À l’instar de celui récemment créé pour les particuliers par BpiFrance, avec pour objectif la levée de 450 millions d’euros. Adeline Lemaire, qui le pilote, dit voir une «évolution dans l’opinion publique et aussi dans la façon dont les grands investisseurs institutionnels se déterminent» sur ce sujet. Pour elle, ces derniers commencent à considérer «l’enjeu de la sécurité et de la souveraineté comme un prérequis pour pouvoir continuer à penser à un développement économique sain». D’autres sont sur les rangs. Selon la société d’investissement britannique Heligan, les financements des start-up de la défense et de la sécurité par des fonds privés ont atteint l’an dernier un niveau record de 5,2 milliards de dollars (4,4 milliards d’euros), multiplié par cinq en six ans. Le français Sienna IM veut, lui, lever jusqu’à 1 milliard d’euros pour son fonds dédié, qui doit abonder aux deux tiers des entreprises françaises.

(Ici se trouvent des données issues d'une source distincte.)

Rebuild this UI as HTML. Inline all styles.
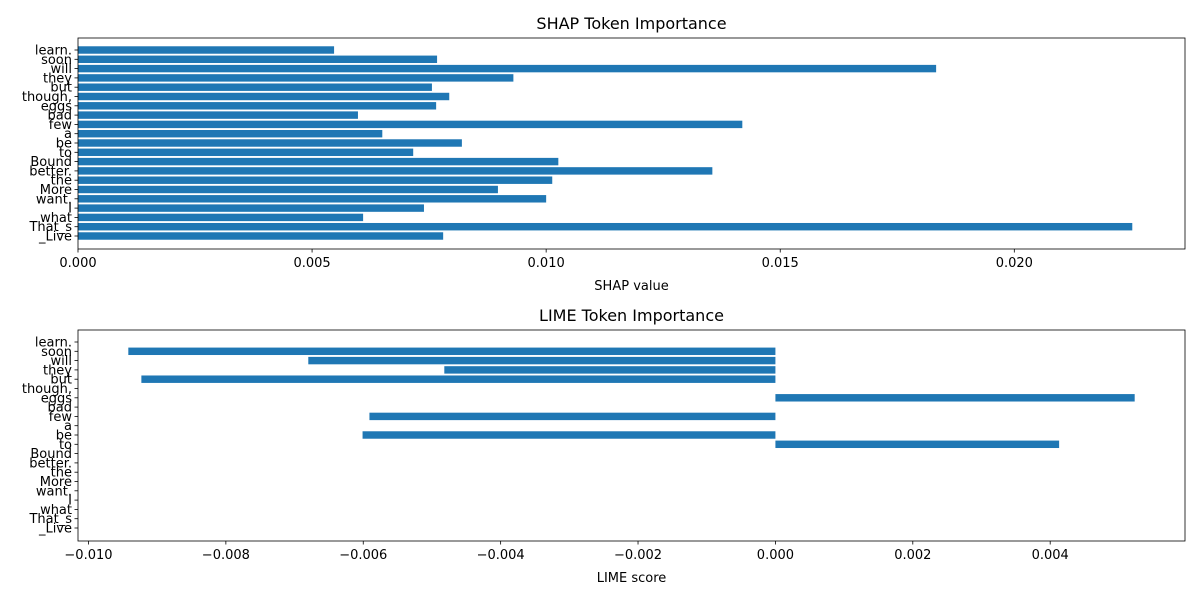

«En tout, quelque 12 000 entreprises travaillent dans le secteur en Europe», rappelle Laurent Dubois, de Sienna IM, pointant du doigt de gros besoins pour acheter de nouvelles machines de production et embaucher de nouveaux salariés. Dans tous les cas, soutient-il, «c’est une vraie opportunité : il est rare d’avoir une telle visibilité sur trois, quatre ans».